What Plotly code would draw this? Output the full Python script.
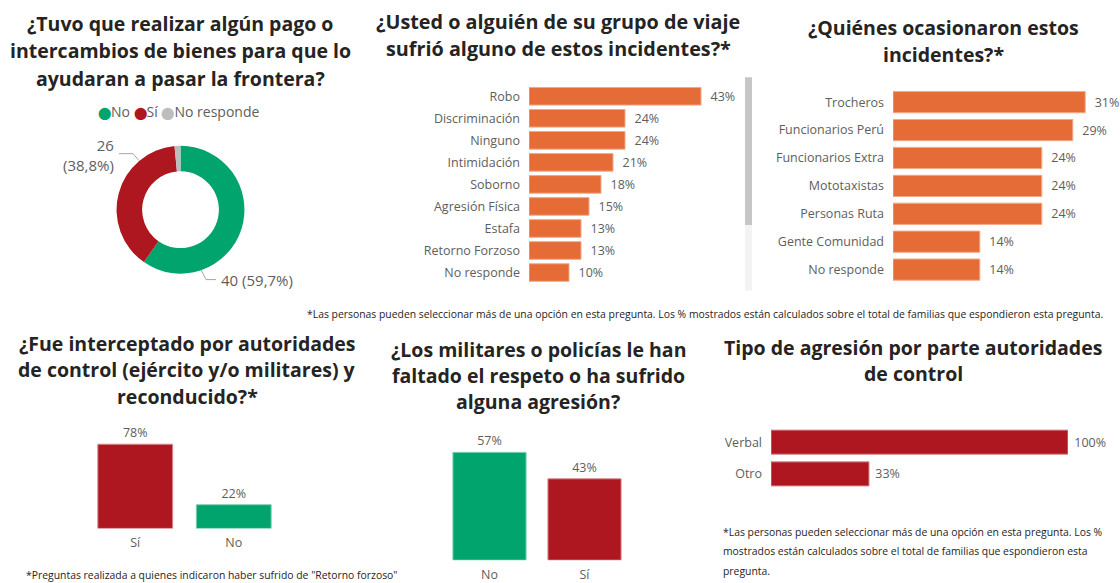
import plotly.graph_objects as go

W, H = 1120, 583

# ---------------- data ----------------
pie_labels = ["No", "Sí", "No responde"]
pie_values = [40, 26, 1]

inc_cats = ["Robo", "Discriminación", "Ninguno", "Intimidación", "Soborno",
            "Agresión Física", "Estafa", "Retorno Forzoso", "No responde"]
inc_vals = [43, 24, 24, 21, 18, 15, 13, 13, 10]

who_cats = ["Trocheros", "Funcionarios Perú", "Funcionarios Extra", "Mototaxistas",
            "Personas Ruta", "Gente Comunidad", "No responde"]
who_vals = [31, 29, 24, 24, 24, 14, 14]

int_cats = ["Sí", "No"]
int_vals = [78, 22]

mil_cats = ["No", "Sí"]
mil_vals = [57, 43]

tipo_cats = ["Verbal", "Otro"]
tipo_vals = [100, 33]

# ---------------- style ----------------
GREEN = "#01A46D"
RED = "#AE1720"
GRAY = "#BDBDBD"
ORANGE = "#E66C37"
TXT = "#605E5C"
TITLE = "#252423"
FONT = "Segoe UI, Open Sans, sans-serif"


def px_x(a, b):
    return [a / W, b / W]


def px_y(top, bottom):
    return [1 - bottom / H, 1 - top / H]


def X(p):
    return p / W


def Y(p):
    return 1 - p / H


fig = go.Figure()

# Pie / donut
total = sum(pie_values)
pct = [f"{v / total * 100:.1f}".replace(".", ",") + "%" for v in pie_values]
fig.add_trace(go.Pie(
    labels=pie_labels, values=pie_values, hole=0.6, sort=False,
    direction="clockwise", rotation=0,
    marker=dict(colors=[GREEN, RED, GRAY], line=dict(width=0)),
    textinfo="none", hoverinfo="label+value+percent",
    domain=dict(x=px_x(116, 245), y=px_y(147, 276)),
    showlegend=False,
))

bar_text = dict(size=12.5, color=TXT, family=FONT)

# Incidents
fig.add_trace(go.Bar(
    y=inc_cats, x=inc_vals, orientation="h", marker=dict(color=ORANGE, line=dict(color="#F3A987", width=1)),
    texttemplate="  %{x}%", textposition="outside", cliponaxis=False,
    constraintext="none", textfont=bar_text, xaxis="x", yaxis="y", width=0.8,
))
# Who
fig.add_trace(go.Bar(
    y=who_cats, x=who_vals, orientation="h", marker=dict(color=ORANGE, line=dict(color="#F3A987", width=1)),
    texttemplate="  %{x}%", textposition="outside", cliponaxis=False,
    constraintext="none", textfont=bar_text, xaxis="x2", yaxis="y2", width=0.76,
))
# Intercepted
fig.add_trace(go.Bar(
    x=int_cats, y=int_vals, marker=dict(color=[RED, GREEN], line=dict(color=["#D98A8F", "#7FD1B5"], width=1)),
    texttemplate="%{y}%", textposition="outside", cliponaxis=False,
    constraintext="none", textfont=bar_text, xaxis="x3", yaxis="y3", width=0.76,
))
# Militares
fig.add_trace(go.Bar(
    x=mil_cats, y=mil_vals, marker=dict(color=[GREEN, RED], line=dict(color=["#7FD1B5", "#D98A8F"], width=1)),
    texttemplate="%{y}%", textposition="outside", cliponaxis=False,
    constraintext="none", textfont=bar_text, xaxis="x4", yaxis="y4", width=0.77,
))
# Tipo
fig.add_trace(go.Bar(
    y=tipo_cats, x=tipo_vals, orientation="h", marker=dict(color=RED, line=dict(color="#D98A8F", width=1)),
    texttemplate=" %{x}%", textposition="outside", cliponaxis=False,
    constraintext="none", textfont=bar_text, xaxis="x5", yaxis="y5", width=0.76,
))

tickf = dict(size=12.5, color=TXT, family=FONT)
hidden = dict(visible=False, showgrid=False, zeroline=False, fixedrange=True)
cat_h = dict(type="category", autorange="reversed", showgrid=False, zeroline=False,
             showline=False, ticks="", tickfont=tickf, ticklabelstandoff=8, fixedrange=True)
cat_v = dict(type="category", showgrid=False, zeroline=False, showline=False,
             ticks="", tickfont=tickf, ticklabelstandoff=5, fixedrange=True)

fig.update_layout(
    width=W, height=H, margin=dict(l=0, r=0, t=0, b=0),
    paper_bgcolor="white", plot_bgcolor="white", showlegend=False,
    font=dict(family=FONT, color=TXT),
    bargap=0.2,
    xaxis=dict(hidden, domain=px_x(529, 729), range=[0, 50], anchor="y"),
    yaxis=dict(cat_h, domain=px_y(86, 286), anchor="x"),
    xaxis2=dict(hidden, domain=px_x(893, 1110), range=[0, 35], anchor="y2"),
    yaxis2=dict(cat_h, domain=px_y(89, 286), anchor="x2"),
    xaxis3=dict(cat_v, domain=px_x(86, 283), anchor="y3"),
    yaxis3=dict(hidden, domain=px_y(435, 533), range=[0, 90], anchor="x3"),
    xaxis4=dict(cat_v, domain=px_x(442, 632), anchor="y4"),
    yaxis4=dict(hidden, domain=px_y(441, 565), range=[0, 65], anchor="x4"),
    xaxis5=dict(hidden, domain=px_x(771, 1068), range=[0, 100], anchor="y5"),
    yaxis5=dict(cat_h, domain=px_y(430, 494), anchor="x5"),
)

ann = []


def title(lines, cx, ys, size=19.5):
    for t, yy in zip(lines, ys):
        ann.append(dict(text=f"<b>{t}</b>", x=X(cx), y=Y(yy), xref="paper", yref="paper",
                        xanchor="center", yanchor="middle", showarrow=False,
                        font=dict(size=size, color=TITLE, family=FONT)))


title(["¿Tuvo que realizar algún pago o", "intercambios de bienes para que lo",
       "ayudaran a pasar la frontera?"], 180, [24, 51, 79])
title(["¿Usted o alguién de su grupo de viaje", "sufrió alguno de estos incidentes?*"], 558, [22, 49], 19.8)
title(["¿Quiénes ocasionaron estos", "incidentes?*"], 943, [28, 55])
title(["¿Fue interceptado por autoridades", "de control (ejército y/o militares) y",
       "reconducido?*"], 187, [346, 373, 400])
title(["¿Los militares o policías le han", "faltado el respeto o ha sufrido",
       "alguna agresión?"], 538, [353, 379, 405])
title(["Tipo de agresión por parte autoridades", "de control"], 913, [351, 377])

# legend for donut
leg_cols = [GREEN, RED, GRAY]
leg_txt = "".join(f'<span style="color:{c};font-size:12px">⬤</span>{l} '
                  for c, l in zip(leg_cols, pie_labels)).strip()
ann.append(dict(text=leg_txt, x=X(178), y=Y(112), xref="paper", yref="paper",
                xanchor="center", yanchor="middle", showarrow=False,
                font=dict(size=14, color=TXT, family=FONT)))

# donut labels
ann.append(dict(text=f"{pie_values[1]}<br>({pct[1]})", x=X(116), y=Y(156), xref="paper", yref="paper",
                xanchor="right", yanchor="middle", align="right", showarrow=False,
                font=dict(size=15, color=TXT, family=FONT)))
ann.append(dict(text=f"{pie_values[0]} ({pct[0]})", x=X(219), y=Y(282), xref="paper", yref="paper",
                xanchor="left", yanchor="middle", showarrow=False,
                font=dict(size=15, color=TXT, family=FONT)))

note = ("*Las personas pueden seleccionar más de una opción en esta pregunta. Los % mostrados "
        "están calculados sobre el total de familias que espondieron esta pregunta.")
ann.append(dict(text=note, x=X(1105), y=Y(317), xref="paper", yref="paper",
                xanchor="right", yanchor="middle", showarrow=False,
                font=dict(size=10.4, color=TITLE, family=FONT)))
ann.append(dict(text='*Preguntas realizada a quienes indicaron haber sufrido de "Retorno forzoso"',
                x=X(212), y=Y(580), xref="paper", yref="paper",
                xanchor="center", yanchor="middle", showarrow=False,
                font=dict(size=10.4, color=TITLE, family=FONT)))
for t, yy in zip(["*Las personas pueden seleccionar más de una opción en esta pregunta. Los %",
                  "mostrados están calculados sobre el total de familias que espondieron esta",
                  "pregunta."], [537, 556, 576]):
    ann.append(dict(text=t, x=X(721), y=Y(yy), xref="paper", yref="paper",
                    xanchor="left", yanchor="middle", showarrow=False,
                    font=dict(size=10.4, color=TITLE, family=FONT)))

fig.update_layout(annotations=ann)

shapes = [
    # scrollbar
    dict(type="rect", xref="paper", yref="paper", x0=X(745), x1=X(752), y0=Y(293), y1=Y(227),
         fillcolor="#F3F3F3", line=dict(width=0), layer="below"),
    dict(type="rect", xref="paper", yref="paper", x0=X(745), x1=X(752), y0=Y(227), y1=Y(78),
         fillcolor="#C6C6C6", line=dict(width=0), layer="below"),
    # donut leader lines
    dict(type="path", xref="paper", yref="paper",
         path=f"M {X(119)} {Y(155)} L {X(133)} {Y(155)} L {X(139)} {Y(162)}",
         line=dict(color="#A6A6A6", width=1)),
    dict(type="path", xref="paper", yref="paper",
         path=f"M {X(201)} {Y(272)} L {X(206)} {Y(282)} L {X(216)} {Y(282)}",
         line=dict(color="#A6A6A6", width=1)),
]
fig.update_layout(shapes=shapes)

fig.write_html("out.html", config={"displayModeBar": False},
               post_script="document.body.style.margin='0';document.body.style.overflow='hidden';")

________________

### Task brief
Could the lines from the top of the material through the line with "who_vals = [31, 29, 24, 24, 24, 14, 14]" be repeated exactly, pictures left out?

### Response to this exercise
What Plotly code would draw this? Output the full Python script.
import plotly.graph_objects as go

W, H = 1120, 583

# ---------------- data ----------------
pie_labels = ["No", "Sí", "No responde"]
pie_values = [40, 26, 1]

inc_cats = ["Robo", "Discriminación", "Ninguno", "Intimidación", "Soborno",
            "Agresión Física", "Estafa", "Retorno Forzoso", "No responde"]
inc_vals = [43, 24, 24, 21, 18, 15, 13, 13, 10]

who_cats = ["Trocheros", "Funcionarios Perú", "Funcionarios Extra", "Mototaxistas",
            "Personas Ruta", "Gente Comunidad", "No responde"]
who_vals = [31, 29, 24, 24, 24, 14, 14]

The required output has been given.